While Myanmar’s progress has not been without bumps, things have progressed enough that Mrs. Clinton accompanied Mr. Obama on his own visit last fall. And it was not the only bold move of Mrs. Clinton’s focus on Asia. In July 2010, she provoked a sulfurous reaction from China when she announced that the United States had an interest in helping to resolve territorial disputes between China and its neighbors over the South China Sea.
“There had been a lot of rhetoric about the pivot to Asia, but here was an issue where more U.S. engagement meant a lot to the region,” said Benjamin J. Rhodes, a deputy national security adviser.
And yet Mrs. Clinton’s involvement has done little to quell the tensions. China feuded recently with the Philippines over a rocky shoal claimed by both countries, and farther north, in the East China Sea, it is enmeshed in a dispute with Japan over islands.
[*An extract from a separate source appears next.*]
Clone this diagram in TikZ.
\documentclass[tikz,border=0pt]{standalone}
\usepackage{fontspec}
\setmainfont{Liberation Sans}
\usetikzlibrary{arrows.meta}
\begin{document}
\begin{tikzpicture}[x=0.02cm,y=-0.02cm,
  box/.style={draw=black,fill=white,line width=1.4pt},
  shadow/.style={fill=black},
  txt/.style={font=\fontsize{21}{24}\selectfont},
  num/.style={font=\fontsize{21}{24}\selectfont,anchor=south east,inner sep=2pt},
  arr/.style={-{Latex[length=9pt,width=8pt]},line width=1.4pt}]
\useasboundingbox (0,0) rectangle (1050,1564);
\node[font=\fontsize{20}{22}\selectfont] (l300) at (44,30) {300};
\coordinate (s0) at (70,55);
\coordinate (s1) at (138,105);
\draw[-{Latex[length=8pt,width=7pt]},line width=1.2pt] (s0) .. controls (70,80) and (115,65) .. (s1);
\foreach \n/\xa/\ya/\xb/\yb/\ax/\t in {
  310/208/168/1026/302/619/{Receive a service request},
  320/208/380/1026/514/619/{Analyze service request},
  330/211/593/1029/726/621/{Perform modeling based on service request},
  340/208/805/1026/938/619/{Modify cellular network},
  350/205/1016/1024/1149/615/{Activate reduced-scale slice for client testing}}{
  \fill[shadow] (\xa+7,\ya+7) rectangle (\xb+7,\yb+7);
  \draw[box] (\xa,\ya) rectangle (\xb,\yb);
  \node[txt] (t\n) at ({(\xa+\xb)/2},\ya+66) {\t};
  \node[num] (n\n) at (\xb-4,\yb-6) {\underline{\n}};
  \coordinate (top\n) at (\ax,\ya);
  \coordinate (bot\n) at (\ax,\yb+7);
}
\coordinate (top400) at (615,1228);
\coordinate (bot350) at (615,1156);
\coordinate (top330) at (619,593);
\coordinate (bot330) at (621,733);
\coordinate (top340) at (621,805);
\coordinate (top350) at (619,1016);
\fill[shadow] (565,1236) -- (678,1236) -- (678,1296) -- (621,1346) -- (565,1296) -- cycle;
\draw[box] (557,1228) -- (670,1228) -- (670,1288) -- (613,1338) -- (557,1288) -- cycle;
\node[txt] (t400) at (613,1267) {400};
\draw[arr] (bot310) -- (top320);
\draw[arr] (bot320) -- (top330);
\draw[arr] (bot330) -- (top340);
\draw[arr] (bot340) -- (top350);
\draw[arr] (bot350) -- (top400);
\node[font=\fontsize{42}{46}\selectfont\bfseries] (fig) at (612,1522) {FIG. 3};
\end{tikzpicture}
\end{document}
Mrs. Clinton insisted that her involvement had put China on notice that it could not brush off international legal norms in pursuing its maritime claims. “There’s still going to be belligerence, and there’s going to be a lot of very hot rhetoric,” she said. “But I think we’ve helped support a strong case for the kind of framework we believe in.”
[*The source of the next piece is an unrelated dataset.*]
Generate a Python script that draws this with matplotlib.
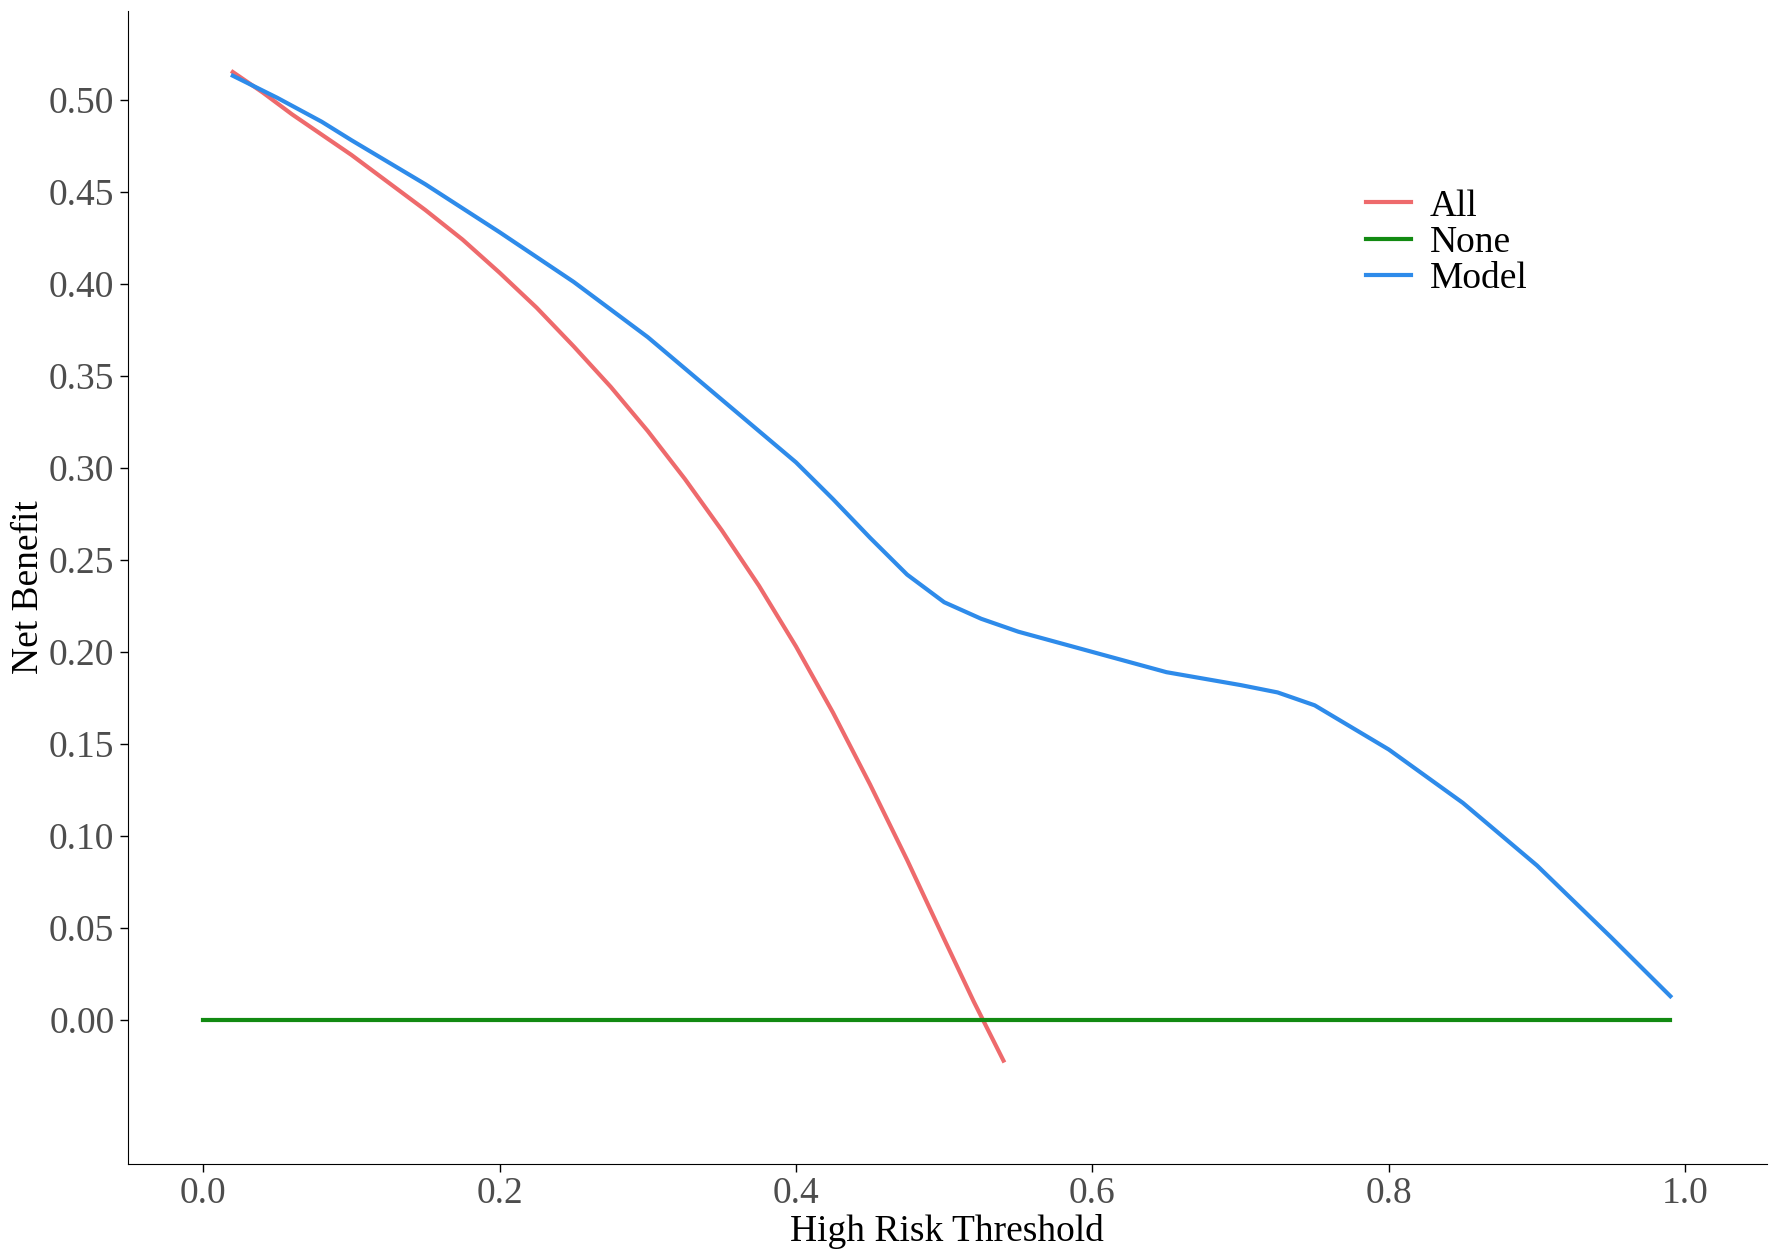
import matplotlib
matplotlib.use("Agg")
import matplotlib.pyplot as plt

all_x = [0.02, 0.04, 0.06, 0.08, 0.10, 0.125, 0.15, 0.175, 0.20, 0.225, 0.25, 0.275, 0.30, 0.325, 0.35, 0.375, 0.40, 0.425, 0.45, 0.475, 0.50, 0.52, 0.53, 0.54]
all_y = [0.515, 0.504, 0.492, 0.481, 0.470, 0.455, 0.440, 0.424, 0.406, 0.387, 0.366, 0.344, 0.320, 0.294, 0.266, 0.236, 0.203, 0.167, 0.128, 0.087, 0.044, 0.010, -0.006, -0.022]
none_x = [0.0, 0.99]
none_y = [0.0, 0.0]
mod_x = [0.02, 0.05, 0.08, 0.10, 0.15, 0.20, 0.25, 0.30, 0.35, 0.40, 0.425, 0.45, 0.475, 0.50, 0.525, 0.55, 0.60, 0.65, 0.70, 0.725, 0.75, 0.80, 0.85, 0.90, 0.95, 0.99]
mod_y = [0.513, 0.501, 0.488, 0.478, 0.454, 0.428, 0.401, 0.371, 0.337, 0.303, 0.283, 0.262, 0.242, 0.227, 0.218, 0.211, 0.200, 0.189, 0.182, 0.178, 0.171, 0.147, 0.118, 0.084, 0.045, 0.013]

plt.rcParams['font.family'] = ['Liberation Serif', 'DejaVu Serif']
fig = plt.figure(figsize=(17.72, 12.54), dpi=100)
ax = fig.add_axes([0.072, 0.072, 0.925, 0.919])
ax.plot(all_x, all_y, color='#EE6A6C', lw=3, label='All')
ax.plot(none_x, none_y, color='#128A12', lw=3, label='None')
ax.plot(mod_x, mod_y, color='#2E8BEA', lw=3, label='Model')
ax.set_xlim(-0.051, 1.055)
ax.set_ylim(-0.078, 0.548)
ax.set_xticks([0, 0.2, 0.4, 0.6, 0.8, 1.0])
ax.set_xticklabels(['0.0', '0.2', '0.4', '0.6', '0.8', '1.0'])
ax.set_yticks([i*0.05 for i in range(11)])
ax.set_yticklabels([f'{i*0.05:.2f}' for i in range(11)])
ax.tick_params(labelsize=27, labelcolor='#4D4D4D', length=6, width=1)
for s in ['top', 'right']:
    ax.spines[s].set_visible(False)
ax.set_xlabel('High Risk Threshold', fontsize=27, labelpad=2)
ax.set_ylabel('Net Benefit', fontsize=27, labelpad=2)
ax.legend(loc='upper left', bbox_to_anchor=(0.735, 0.875), frameon=False, fontsize=27,
          handlelength=1.2, handletextpad=0.5, labelspacing=0.05)
fig.savefig('out.png')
The fruits of Mrs. Clinton’s work were evident last year in the fraught, but ultimately successful, negotiation over Chen Guangcheng, the dissident who sought refuge in the American Embassy in Beijing. When an initial deal fell apart, she said, she passed a note to China’s senior foreign policy official, Dai Bingguo, that said, “You and I need to talk.”
Huddling in a small room, she persuaded Mr. Dai to order his deputies to go back to the table with her team. “It was incredibly intense,” she said, in an observation that could apply to so many of her days as secretary of state, “but I was always confident.”